KEY POINTS
- April's headline PCE price index rose 3.8% year-over-year, the highest reading since May 2023, while core PCE hit 3.3% — well above the Fed's 2% target.
- Markets now assign a 46% probability to a Fed rate hike by December 2026, a dramatic reversal from the rate-cut expectations that dominated early in the year.
- The June 16-17 FOMC meeting is the next flashpoint, with a 93%-plus probability the Fed holds at 3.50%-3.75%.
April's Personal Consumption Expenditures price index rose 3.8% from a year earlier, the hottest reading since May 2023 and a number that has fundamentally altered the interest rate conversation on Wall Street. Core PCE — the Fed's preferred inflation gauge, stripping out food and energy — came in at 3.3% year-over-year, sitting stubbornly 130 basis points above the central bank's 2% target and showing no signs of the downward trajectory officials have been waiting for.
The monthly numbers offered a glimmer of relief. Headline PCE rose 0.4% month-over-month in April, down from the alarming 0.7% print in March and below the 0.5% consensus. Core PCE advanced just 0.2% on the month. But for a Fed that has been burned by false dawns on inflation throughout this cycle, the year-over-year trajectory matters more than any single monthly improvement.
From Cuts to Hikes
The shift in rate expectations over the past three months has been whiplash-inducing. At the start of 2026, futures markets were pricing two to three Fed rate cuts by year-end. Headline CPI had dropped from 3% in January 2025 to 2.4% by January 2026, and the narrative was that the disinflation trend, while bumpy, was intact.

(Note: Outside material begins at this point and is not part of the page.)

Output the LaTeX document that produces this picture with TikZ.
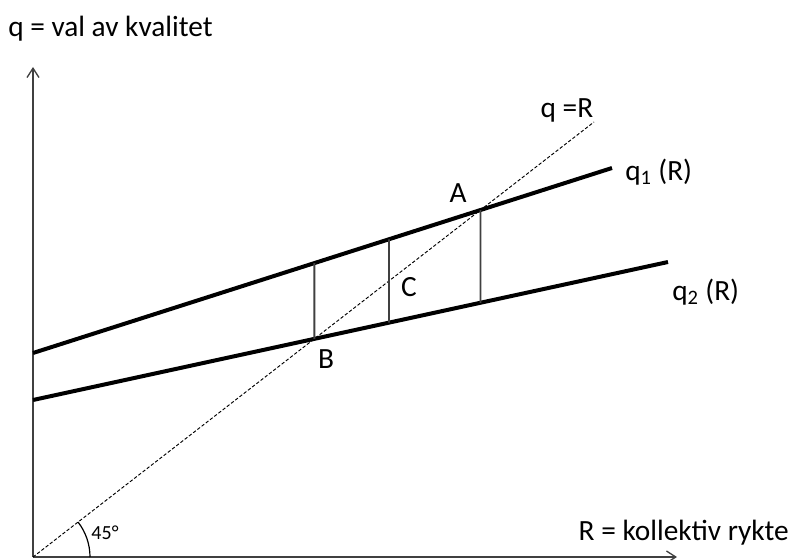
\documentclass[tikz,border=0pt]{standalone}
\usepackage{fontspec}
\setmainfont{Carlito}
\usetikzlibrary{arrows.meta,calc}

\begin{document}
\begin{tikzpicture}[x=0.75pt,y=-0.75pt,
  axis/.style={line width=1.3pt,black!75,-{Straight Barb[length=7pt,width=9pt,line width=1pt]}},
  curve/.style={line width=3pt},
  guide/.style={line width=1.4pt,black!75},
  lbl/.style={font=\fontsize{22}{24}\selectfont,inner sep=0pt}]
  \useasboundingbox (0,0) rectangle (792,560);
  % axes
  \coordinate (O) at (33,557);
  \coordinate (ytop) at (33,67);
  \coordinate (xend) at (677,557);
  \draw[axis] (O) -- (ytop);
  \draw[axis] (O) -- (xend);
  \node[lbl,anchor=west] (ylabel) at (8,29) {q = val av kvalitet};
  \node[lbl,anchor=east] (xlabel) at (789,533) {R = kollektiv rykte};
  % q = R
  \coordinate (dend) at (594,122);
  \draw[dashed,line width=0.7pt,dash pattern=on 2.5pt off 1.5pt] (O) -- (dend);
  \node[lbl] (qr) at (567,110) {q =R};
  % the two curves
  \coordinate (q1s) at (33,353);
  \coordinate (q1e) at (612,168);
  \coordinate (q2s) at (33,400);
  \coordinate (q2e) at (668,262);
  \draw[curve] (q1s) -- (q1e);
  \draw[curve] (q2s) -- (q2e);
  \node[lbl,anchor=west] (qone) at (625,172) {q\textsubscript{1} (R)};
  \node[lbl,anchor=west] (qtwo) at (672,292) {q\textsubscript{2} (R)};
  % equilibria
  \coordinate (A) at (intersection of O--dend and q1s--q1e);
  \coordinate (B) at (intersection of O--dend and q2s--q2e);
  \coordinate (Atop) at (A |- ytop);
  \coordinate (Btop) at (B |- ytop);
  \coordinate (mtop) at (389,0);
  \coordinate (mbot) at (389,560);
  \coordinate (Abot) at (intersection of A--Atop and q2s--q2e);
  \coordinate (Bup) at (intersection of B--Btop and q1s--q1e);
  \coordinate (mup) at (intersection of mtop--mbot and q1s--q1e);
  \coordinate (mdown) at (intersection of mtop--mbot and q2s--q2e);
  \draw[guide] (B) -- (Bup);
  \draw[guide] (mup) -- (mdown);
  \draw[guide] (A) -- (Abot);
  \node[lbl] (Alabel) at (458,193) {A};
  \node[lbl] (Blabel) at (326,359) {B};
  \node[lbl] (Clabel) at (409,287) {C};
  % angle
  \draw[line width=0.9pt] ($(O)+(57,0)$) arc[start angle=0,end angle=-37.8,radius=57];
  \node[font=\fontsize{15}{17}\selectfont,inner sep=0pt] (angle) at (105,533) {45°};
\end{tikzpicture}
\end{document}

Then the data turned. Energy prices spiked as the Iran conflict disrupted Strait of Hormuz shipping. Shelter inflation remained stubbornly elevated. Services prices, particularly in healthcare and insurance, reaccelerated. By the time the April PCE report landed, the disinflation narrative was in tatters.

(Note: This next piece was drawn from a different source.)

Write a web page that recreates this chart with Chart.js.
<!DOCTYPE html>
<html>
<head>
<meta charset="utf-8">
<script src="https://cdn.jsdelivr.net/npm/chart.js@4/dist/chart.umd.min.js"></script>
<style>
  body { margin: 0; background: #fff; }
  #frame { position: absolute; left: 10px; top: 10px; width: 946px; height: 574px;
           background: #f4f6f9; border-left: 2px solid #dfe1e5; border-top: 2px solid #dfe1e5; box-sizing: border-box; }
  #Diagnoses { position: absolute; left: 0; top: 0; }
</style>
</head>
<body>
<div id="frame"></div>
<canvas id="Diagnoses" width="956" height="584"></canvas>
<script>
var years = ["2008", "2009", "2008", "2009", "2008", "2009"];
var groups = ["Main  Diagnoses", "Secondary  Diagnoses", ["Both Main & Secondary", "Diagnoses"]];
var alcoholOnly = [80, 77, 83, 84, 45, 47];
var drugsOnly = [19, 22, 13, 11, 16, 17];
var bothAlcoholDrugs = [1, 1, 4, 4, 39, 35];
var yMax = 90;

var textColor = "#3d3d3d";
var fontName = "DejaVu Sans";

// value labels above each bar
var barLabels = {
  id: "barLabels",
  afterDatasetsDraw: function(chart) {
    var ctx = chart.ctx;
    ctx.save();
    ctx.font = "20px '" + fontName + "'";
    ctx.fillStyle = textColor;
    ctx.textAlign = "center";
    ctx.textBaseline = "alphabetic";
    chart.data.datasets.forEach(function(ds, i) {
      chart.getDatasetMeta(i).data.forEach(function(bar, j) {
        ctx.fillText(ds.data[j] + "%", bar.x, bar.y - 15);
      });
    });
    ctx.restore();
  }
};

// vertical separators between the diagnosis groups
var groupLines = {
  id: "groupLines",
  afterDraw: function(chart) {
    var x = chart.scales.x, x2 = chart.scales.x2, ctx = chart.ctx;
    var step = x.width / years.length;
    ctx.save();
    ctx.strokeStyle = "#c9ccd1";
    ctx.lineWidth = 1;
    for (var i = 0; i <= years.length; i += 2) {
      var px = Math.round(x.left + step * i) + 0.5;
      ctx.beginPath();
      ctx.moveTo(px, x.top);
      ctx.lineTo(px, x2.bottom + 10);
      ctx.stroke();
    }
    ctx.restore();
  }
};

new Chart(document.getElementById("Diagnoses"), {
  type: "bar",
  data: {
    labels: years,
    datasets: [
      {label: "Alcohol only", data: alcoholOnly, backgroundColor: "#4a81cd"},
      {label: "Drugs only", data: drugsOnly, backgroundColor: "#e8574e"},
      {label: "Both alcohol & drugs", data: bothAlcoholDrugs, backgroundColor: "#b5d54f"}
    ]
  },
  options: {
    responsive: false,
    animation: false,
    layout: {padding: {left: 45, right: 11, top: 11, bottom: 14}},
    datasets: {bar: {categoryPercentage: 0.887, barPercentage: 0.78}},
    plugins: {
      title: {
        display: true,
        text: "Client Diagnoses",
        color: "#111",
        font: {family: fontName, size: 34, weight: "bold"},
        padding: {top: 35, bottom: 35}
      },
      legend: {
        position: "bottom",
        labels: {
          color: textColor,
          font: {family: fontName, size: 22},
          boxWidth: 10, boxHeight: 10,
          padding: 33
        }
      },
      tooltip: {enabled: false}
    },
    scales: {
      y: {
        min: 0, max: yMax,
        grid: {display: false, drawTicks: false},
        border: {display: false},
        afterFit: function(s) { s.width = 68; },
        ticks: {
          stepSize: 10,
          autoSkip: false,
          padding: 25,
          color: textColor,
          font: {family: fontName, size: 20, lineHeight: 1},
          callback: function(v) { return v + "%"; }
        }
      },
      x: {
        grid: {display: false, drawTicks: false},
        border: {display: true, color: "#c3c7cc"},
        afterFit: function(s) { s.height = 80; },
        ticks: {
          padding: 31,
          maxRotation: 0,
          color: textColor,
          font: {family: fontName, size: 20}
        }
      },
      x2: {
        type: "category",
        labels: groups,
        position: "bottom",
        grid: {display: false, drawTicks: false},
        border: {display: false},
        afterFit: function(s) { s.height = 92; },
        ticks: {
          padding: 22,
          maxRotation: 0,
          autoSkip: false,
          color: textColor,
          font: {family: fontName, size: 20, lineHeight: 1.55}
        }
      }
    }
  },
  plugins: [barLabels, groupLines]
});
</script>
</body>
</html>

Prediction markets now assign a 93%-plus probability that the Fed holds the federal funds rate at 3.50%-3.75% at the June 16-17 FOMC meeting. More strikingly, the market assigns a 46% probability to a rate hike by December — an outcome that would have seemed absurd three months ago.
What the Fed Is Saying
The minutes from the April 28-29 FOMC meeting, released May 20, confirmed that officials want substantially more evidence that inflation is cooling before making any move in either direction. Staff estimates had March total PCE inflation at 3.5%, boosted by the energy price spike, with core at 3.2%. The April readings came in above even those elevated staff projections.
The Atlanta Fed's GDPNow model has revised its Q2 GDP "nowcast" down to 3.8% from 4.3%, largely on weaker consumer spending estimates. That deceleration could help the inflation picture — slower demand growth should eventually cool price pressures — but the Fed has shown no inclination to act preemptively on forecasts that have repeatedly proven too optimistic on inflation.
What to Watch
The labor market is the missing piece. April nonfarm payrolls came in at 115,000 — soft but not recessionary. Friday's May jobs report will be critical. A strong number above 200,000 would reinforce the case that the economy is running too hot for inflation to retreat, and could push rate-hike pricing above 50%. A weak number below 100,000 could revive the "soft landing" narrative and take some pressure off yields.
The 10-year Treasury yield at 4.47% reflects this tension. It is high enough to constrain housing and parts of the corporate credit market, but not high enough to suggest the bond market expects an imminent recession. The June FOMC meeting on June 16-17 will deliver updated dot-plot projections that could crystallize whether the median Fed official sees any rate move in 2026. Until then, traders are flying on data — and the data says inflation is not cooperating.